• _Goal_
Quote from the first line below through the line that contains "plt.rcParams['lines.scale_dashes'] = False", both included, and leave the pictures out.

# start of Recorded data

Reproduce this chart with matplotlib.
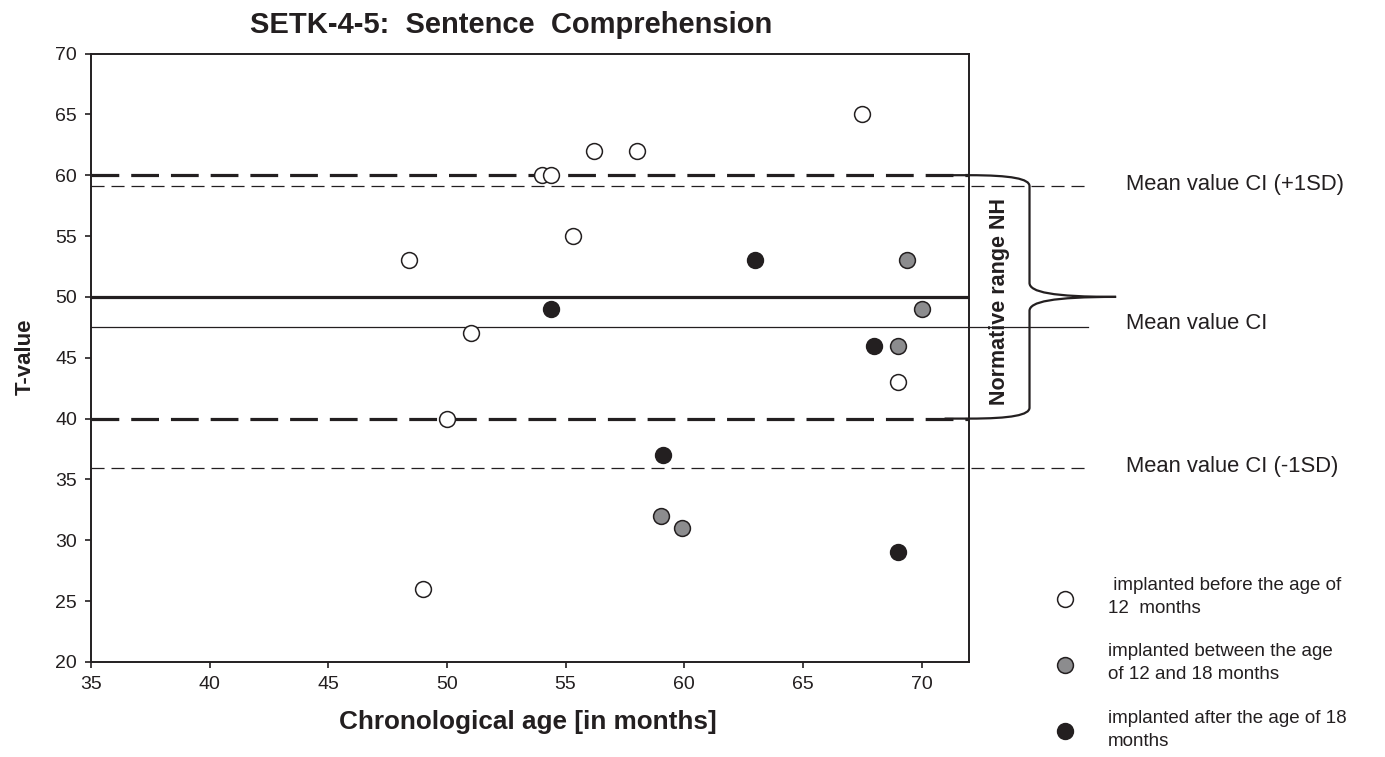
import matplotlib
matplotlib.use("Agg")
from matplotlib import pyplot as plt
from matplotlib.path import Path
from matplotlib.patches import PathPatch

plt.rcParams['font.family'] = ['Liberation Sans', 'DejaVu Sans']
plt.rcParams['lines.scale_dashes'] = False

# ---- data ----
# implanted before 12 months (open circles)
before_age = [48.4, 51.0, 50.0, 49.0, 54.0, 54.4, 55.3, 56.2, 58.0, 67.5, 69.0]
before_t = [53, 47, 40, 26, 60, 60, 55, 62, 62, 65, 43]
# implanted between 12 and 18 months (grey)
between_age = [69.4, 70.0, 69.0, 59.0, 59.9]
between_t = [53, 49, 46, 32, 31]
# implanted after 18 months (black)
after_age = [63.0, 54.4, 68.0, 59.1, 69.0]
after_t = [53, 49, 46, 37, 29]

# normative range of normal hearing children and CI group mean +/- 1SD
nh_low, nh_mean, nh_high = 40, 50, 60
ci_low, ci_mean, ci_high = 35.9, 47.5, 59.1

x_ticks = [35, 40, 45, 50, 55, 60, 65, 70]
y_ticks = [20, 25, 30, 35, 40, 45, 50, 55, 60, 65, 70]
legend_labels = [" implanted before the age of\n12  months",
                 "implanted between the age\nof 12 and 18 months",
                 "implanted after the age of 18\nmonths"]
ci_labels = ["Mean value CI (+1SD)", "Mean value CI", "Mean value CI (-1SD)"]

ink = '#231f20'
grey = '#8c8c8e'

fig = plt.figure(figsize=(13.85, 7.57), dpi=100)
ax = fig.add_axes([91 / 1385, 1 - 662 / 757, 878 / 1385, 608.5 / 757])
ax.set_xlim(35, 72)
ax.set_ylim(20, 70)

# normative range lines
ax.axhline(nh_high, color=ink, lw=2.3, dashes=(20, 8.6), zorder=2)
ax.axhline(nh_low, color=ink, lw=2.3, dashes=(20, 8.6), zorder=2)
ax.axhline(nh_mean, color=ink, lw=2.3, zorder=2)

# CI lines, running out past the right edge
x_end = 77.0
ax.plot([35, x_end], [ci_high, ci_high], color=ink, lw=0.9, dashes=(9.4, 5.0), clip_on=False, zorder=2)
ax.plot([35, x_end], [ci_mean, ci_mean], color=ink, lw=0.9, clip_on=False, zorder=2)
ax.plot([35, x_end], [ci_low, ci_low], color=ink, lw=0.9, dashes=(9.4, 5.0), clip_on=False, zorder=2)
for lab, yv, dy in zip(ci_labels, [ci_high, ci_mean, ci_low], [0.1, 0.35, 0.15]):
    ax.text(78.6, yv + dy, lab, fontsize=15.8, color=ink, ha='left', va='center', clip_on=False)

# curly brace for the normative range
bx0, bx1, bv, btip = 70.97, 72.0, 74.55, 78.2
verts = [(bx0, nh_high), (bx1, nh_high),
         (73.8, nh_high), (bv, nh_high - 0.3), (bv, nh_high - 0.9),
         (bv, nh_mean + 1.15),
         (bv, nh_mean + 0.4), (75.5, nh_mean), (btip, nh_mean),
         (75.5, nh_mean), (bv, nh_mean - 0.4), (bv, nh_mean - 1.15),
         (bv, nh_low + 0.9),
         (bv, nh_low + 0.3), (73.8, nh_low), (bx1, nh_low),
         (bx0, nh_low)]
codes = [Path.MOVETO, Path.LINETO,
         Path.CURVE4, Path.CURVE4, Path.CURVE4,
         Path.LINETO,
         Path.CURVE4, Path.CURVE4, Path.CURVE4,
         Path.CURVE4, Path.CURVE4, Path.CURVE4,
         Path.LINETO,
         Path.CURVE4, Path.CURVE4, Path.CURVE4,
         Path.LINETO]
ax.add_patch(PathPatch(Path(verts, codes), fill=False, ec=ink, lw=1.6, clip_on=False, zorder=3))
ax.text(73.3, 49.6, "Normative range NH", rotation=90, fontsize=15.5, fontweight='bold',
        color=ink, ha='center', va='center', clip_on=False)

# points
ms = 130
h1 = ax.scatter(before_age, before_t, s=ms, facecolor='white', edgecolor=ink, linewidth=1.1, zorder=4)
h2 = ax.scatter(between_age, between_t, s=ms, facecolor=grey, edgecolor=ink, linewidth=1.1, zorder=4)
h3 = ax.scatter(after_age, after_t, s=ms, facecolor=ink, edgecolor=ink, linewidth=1.1, zorder=4)

ax.set_xticks(x_ticks)
ax.set_yticks(y_ticks)
ax.tick_params(direction='out', length=4, width=1.2, labelsize=14, colors=ink, pad=6)
for sp in ax.spines.values():
    sp.set_linewidth(1.4)
    sp.set_color(ink)

fig.text(511 / 1385, 1 - 25 / 757, "SETK-4-5:  Sentence  Comprehension", fontsize=21,
         fontweight='bold', color=ink, ha='center', va='center')
fig.text(528 / 1385, 1 - 722 / 757, "Chronological age [in months]", fontsize=18.8,
         fontweight='bold', color=ink, ha='center', va='center')
fig.text(25 / 1385, 1 - 357 / 757, "T-value", fontsize=16, fontweight='bold', color=ink,
         rotation=90, ha='center', va='center')

leg = fig.legend([h1, h2, h3], legend_labels, loc='upper left', bbox_to_anchor=(1051 / 1385, 1 - 577 / 757),
                 frameon=False, fontsize=13.5, labelspacing=1.42, handlelength=1.5, handletextpad=1.55,
                 borderpad=0, borderaxespad=0, labelcolor=ink)
for t in leg.get_texts():
    t.set_linespacing(1.45)

fig.savefig("out.png", dpi=100)
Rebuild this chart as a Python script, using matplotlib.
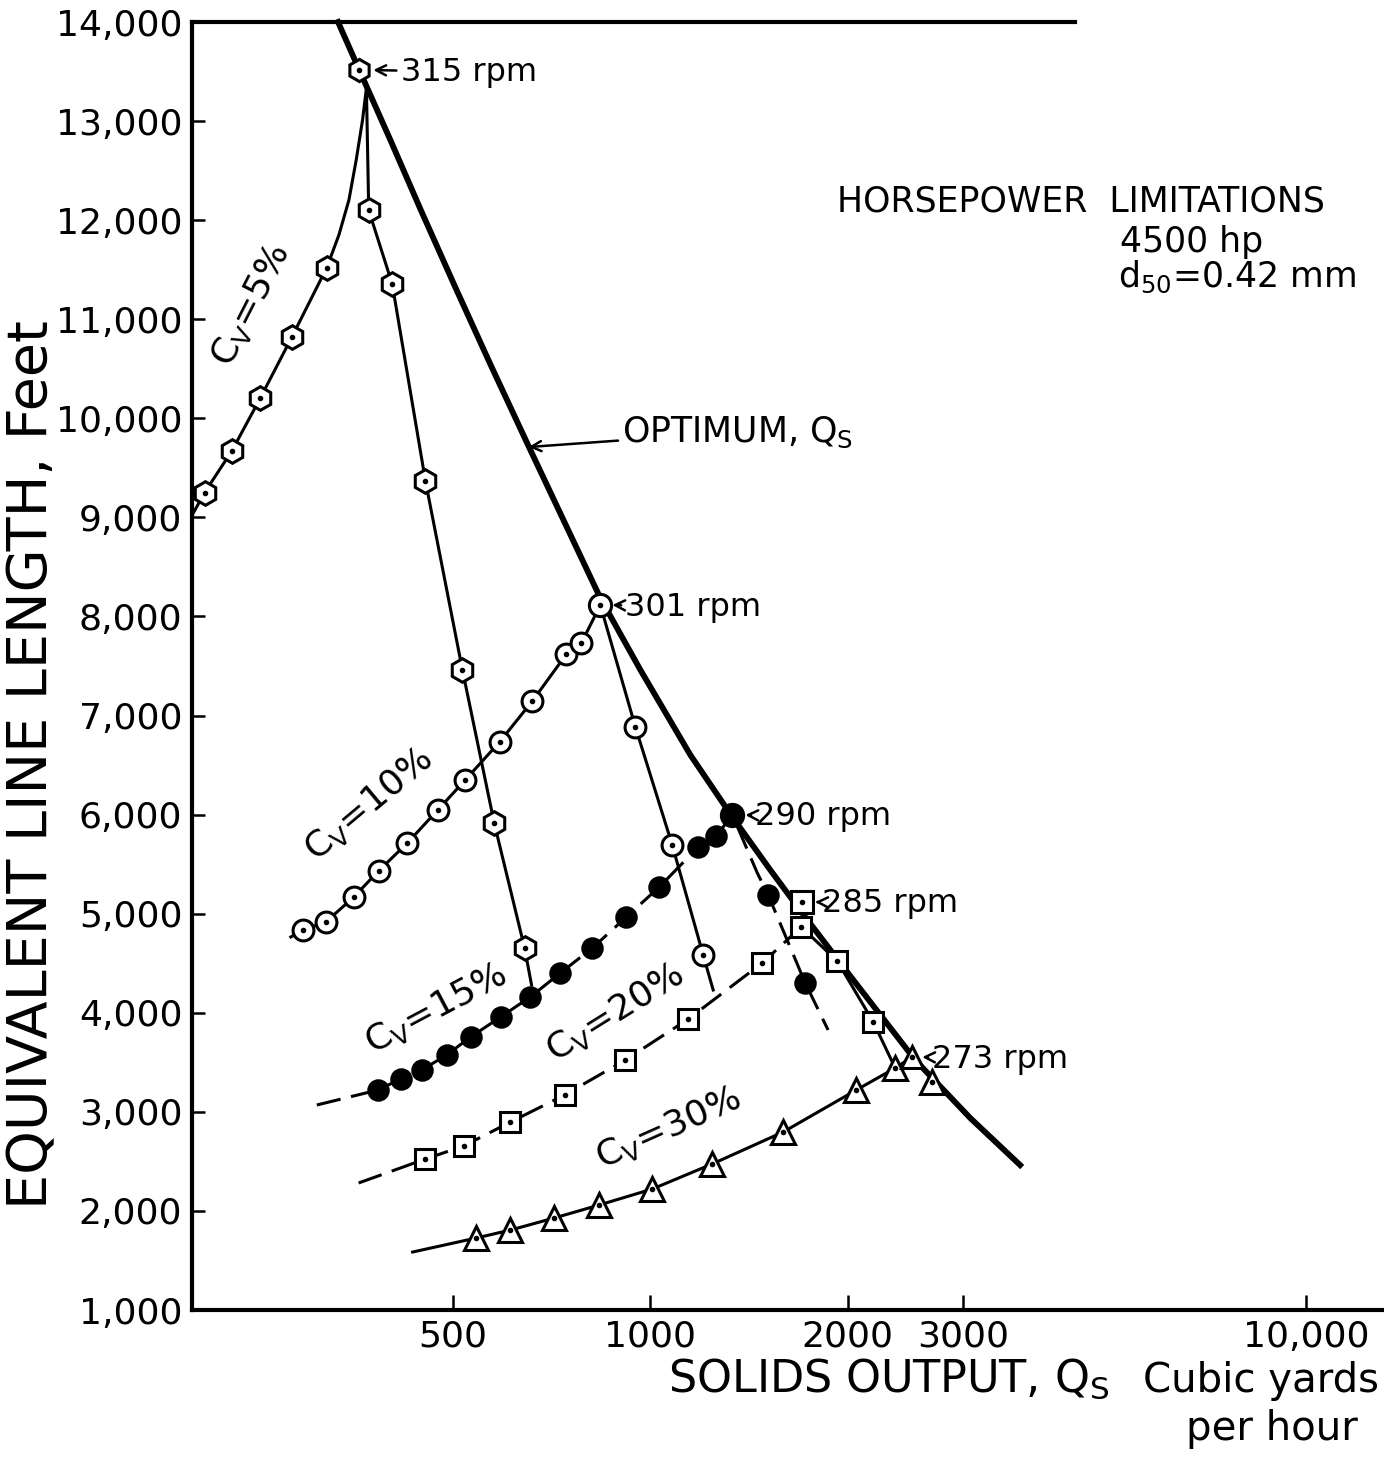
import numpy as np
import matplotlib.pyplot as plt

plt.rcParams['font.family'] = ['DejaVu Sans']
plt.rcParams['mathtext.default'] = 'regular'

# optimum solids output envelope (thick curve)
opt_q = [334, 361, 402, 446, 504, 570, 652, 742, 839, 966, 1151, 1334,
         1524, 1723, 2018, 2535, 3075, 3664]
opt_l = [14000, 13495, 12799, 12112, 11325, 10548, 9720, 8933, 8186, 7459,
         6602, 5976, 5441, 4966, 4371, 3523, 2938, 2463]

# Cv = 5 %
cv5_line_q = [200, 209, 230, 254, 284, 321, 335, 347, 356, 364, 369,
              372, 404, 454, 517, 578, 643, 659]
cv5_line_l = [9020, 9250, 9670, 10200, 10820, 11520, 11850, 12203, 12607, 13010, 13333,
              12100, 11355, 9367, 7459, 5915, 4654, 4280]
cv5_q = [209, 230, 254, 284, 321, 372, 404, 454, 517, 578, 643]
cv5_l = [9250, 9670, 10200, 10820, 11520, 12100, 11355, 9367, 7459, 5915, 4654]

# Cv = 10 %
cv10_line_q = [283, 295, 320, 353, 385, 426, 474, 522, 589, 661, 745, 785, 839,
               949, 1080, 1204, 1247]
cv10_line_l = [4765, 4835, 4916, 5168, 5431, 5713, 6046, 6349, 6733, 7147, 7621, 7732, 8115,
               6884, 5693, 4583, 4230]
cv10_q = [295, 320, 353, 385, 426, 474, 522, 589, 661, 745, 785, 949, 1080, 1204]
cv10_l = [4835, 4916, 5168, 5431, 5713, 6046, 6349, 6733, 7147, 7621, 7732, 6884, 5693, 4583]

# Cv = 15 %
cv15_line_q = [310, 384, 416, 448, 489, 532, 591, 656, 729, 816, 919, 1032, 1183, 1260, 1334,
               1456, 1513, 1723, 1867]
cv15_line_l = [3069, 3220, 3331, 3422, 3574, 3755, 3957, 4159, 4401, 4654, 4966, 5269, 5673,
               5784, 5996, 5411, 5188, 4300, 3826]
cv15_q = [384, 416, 448, 489, 532, 591, 656, 729, 816, 919, 1032, 1183, 1260, 1513, 1723]
cv15_l = [3220, 3331, 3422, 3574, 3755, 3957, 4159, 4401, 4654, 4966, 5269, 5673, 5784, 5188, 4300]

# Cv = 20 %
cv20_up_q = [359, 454, 519, 612, 740, 916, 1143, 1481, 1699]
cv20_up_l = [2282, 2524, 2655, 2897, 3170, 3523, 3937, 4502, 4866]
cv20_down_q = [1699, 1928, 2188, 2363]
cv20_down_l = [4866, 4522, 3907, 3442]
cv20_q = [454, 519, 612, 740, 916, 1143, 1481, 1699, 1928, 2188]
cv20_l = [2524, 2655, 2897, 3170, 3523, 3937, 4502, 4866, 4522, 3907]

# Cv = 30 %
cv30_line_q = [434, 543, 612, 714, 836, 1007, 1243, 1595, 2061, 2363, 2507]
cv30_line_l = [1585, 1727, 1807, 1929, 2060, 2221, 2474, 2797, 3220, 3442, 3553]
cv30_q = [543, 612, 714, 836, 1007, 1243, 1595, 2061, 2363, 2691]
cv30_l = [1727, 1807, 1929, 2060, 2221, 2474, 2797, 3220, 3442, 3301]

# pump speed at each optimum point
rpm_labels = ['315 rpm', '301 rpm', '290 rpm', '285 rpm', '273 rpm']
rpm_q = [359, 839, 1334, 1705, 2507]
rpm_l = [13515, 8115, 5996, 5118, 3553]
rpm_marker = ['h', 'o', 'o', 's', '^']
rpm_fill = ['white', 'white', 'black', 'white', 'white']

xticks = [500, 1000, 2000, 3000, 10000]
xtick_labels = ['500', '1000', '2000', '3000', '10,000']
yticks = list(range(1000, 15000, 1000))
ytick_labels = ['{:,}'.format(v) for v in yticks]

fig = plt.figure(figsize=(13.84, 14.63), dpi=100)
ax = fig.add_axes([192 / 1384, 153 / 1463, 1192 / 1384, 1288 / 1463])
ax.set_xscale('log')
ax.set_xlim(200, 13150)
ax.set_ylim(1000, 14000)

thin = 2.2
dash = (0, (8, 3.5))
ax.plot(opt_q, opt_l, color='black', lw=4.2, zorder=2, clip_on=False)
ax.plot(cv5_line_q, cv5_line_l, color='black', lw=thin, zorder=2)
ax.plot(cv10_line_q, cv10_line_l, color='black', lw=thin, zorder=2)
ax.plot(cv15_line_q, cv15_line_l, color='black', lw=thin, ls=dash, zorder=2)
ax.plot(cv20_up_q, cv20_up_l, color='black', lw=thin, ls=dash, zorder=2)
ax.plot(cv20_down_q, cv20_down_l, color='black', lw=thin, zorder=2)
ax.plot(cv30_line_q, cv30_line_l, color='black', lw=thin, zorder=2)

mk = dict(ls='none', color='black', mec='black', mew=2.2, zorder=4)
ax.plot(cv5_q, cv5_l, marker='h', ms=17, mfc='white', **mk)
ax.plot(cv10_q, cv10_l, marker='o', ms=15, mfc='white', **mk)
ax.plot(cv15_q, cv15_l, marker='o', ms=14, mfc='black', **mk)
ax.plot(cv20_q, cv20_l, marker='s', ms=14, mfc='white', **mk)
ax.plot(cv30_q, cv30_l, marker='^', ms=17, mfc='white', **mk)
for q, l, m, f in zip(rpm_q, rpm_l, rpm_marker, rpm_fill):
    ax.plot(q, l, marker=m, ms=16, mfc=f, **mk)

# centre dots of the open symbols
for qs, ls_ in [(cv5_q, cv5_l), (cv10_q, cv10_l), (cv20_q, cv20_l), (cv30_q, cv30_l)]:
    ax.plot(qs, ls_, ls='none', marker='o', ms=3, color='black', zorder=5)
open_q = [q for q, f in zip(rpm_q, rpm_fill) if f == 'white']
open_l = [l for l, f in zip(rpm_l, rpm_fill) if f == 'white']
ax.plot(open_q, open_l, ls='none', marker='o', ms=3, color='black', zorder=5)

# rpm callouts
arrow = dict(arrowstyle='->', lw=1.8, color='black', shrinkA=1, shrinkB=0,
             mutation_scale=18)
text_q = [416, 916, 1445, 1829, 2691]
tip_q = [378, 875, 1396, 1784, 2598]
for lab, q, l, tq, pq in zip(rpm_labels, rpm_q, rpm_l, text_q, tip_q):
    ax.annotate(lab, xy=(pq, l), xytext=(tq, l - 20), fontsize=23,
                va='center', ha='left', arrowprops=arrow, zorder=6)

ax.annotate('OPTIMUM, $Q_S$', xy=(652, 9710), xytext=(906, 9862), fontsize=25,
            va='center', ha='left', arrowprops=arrow)

# Cv labels along each family
cv_text = [('$C_V$=5%', 246, 11143, 63), ('$C_V$=10%', 372, 6100, 40),
           ('$C_V$=15%', 470, 4040, 28), ('$C_V$=20%', 884, 4000, 32),
           ('$C_V$=30%', 1065, 2840, 24)]
for s, q, l, rot in cv_text:
    ax.text(q, l, s, fontsize=26, rotation=rot, ha='center', va='center',
            rotation_mode='anchor')

ax.spines['top'].set_visible(False)
ax.spines['right'].set_visible(False)
ax.spines['left'].set_linewidth(3)
ax.spines['bottom'].set_linewidth(3)
ax.plot([200, 4450], [14000, 14000], color='black', lw=3, clip_on=False)

ax.set_xticks(xticks)
ax.set_xticklabels(xtick_labels)
ax.xaxis.set_minor_locator(plt.NullLocator())
ax.set_yticks(yticks)
ax.set_yticklabels(ytick_labels)
ax.tick_params(axis='y', direction='in', length=9, width=1.8, labelsize=26, pad=7)
ax.tick_params(axis='x', direction='in', length=11, width=1.8, labelsize=26, pad=7)

fig.text(32 / 1384, 1 - 765 / 1463, 'EQUIVALENT LINE LENGTH, Feet', fontsize=40,
         rotation=90, ha='center', va='center')
fig.text(668 / 1384, 1 - 1392 / 1463, 'SOLIDS OUTPUT, $Q_S$', fontsize=32,
         ha='left', va='baseline')
fig.text(1143 / 1384, 1 - 1392 / 1463, 'Cubic yards', fontsize=29,
         ha='left', va='baseline')
fig.text(1272 / 1384, 1 - 1440 / 1463, 'per hour', fontsize=29,
         ha='center', va='baseline')

fig.text(837 / 1384, 1 - 212 / 1463, 'HORSEPOWER  LIMITATIONS', fontsize=25,
         ha='left', va='baseline')
fig.text(1120 / 1384, 1 - 252 / 1463, '4500 hp', fontsize=25,
         ha='left', va='baseline')
fig.text(1118 / 1384, 1 - 287 / 1463, '$d_{50}$=0.42 mm', fontsize=25,
         ha='left', va='baseline')

fig.savefig('out.png', dpi=100)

# end of Recorded data

• _Complete answer_
Reproduce this chart with matplotlib.
import matplotlib
matplotlib.use("Agg")
from matplotlib import pyplot as plt
from matplotlib.path import Path
from matplotlib.patches import PathPatch

plt.rcParams['font.family'] = ['Liberation Sans', 'DejaVu Sans']
plt.rcParams['lines.scale_dashes'] = False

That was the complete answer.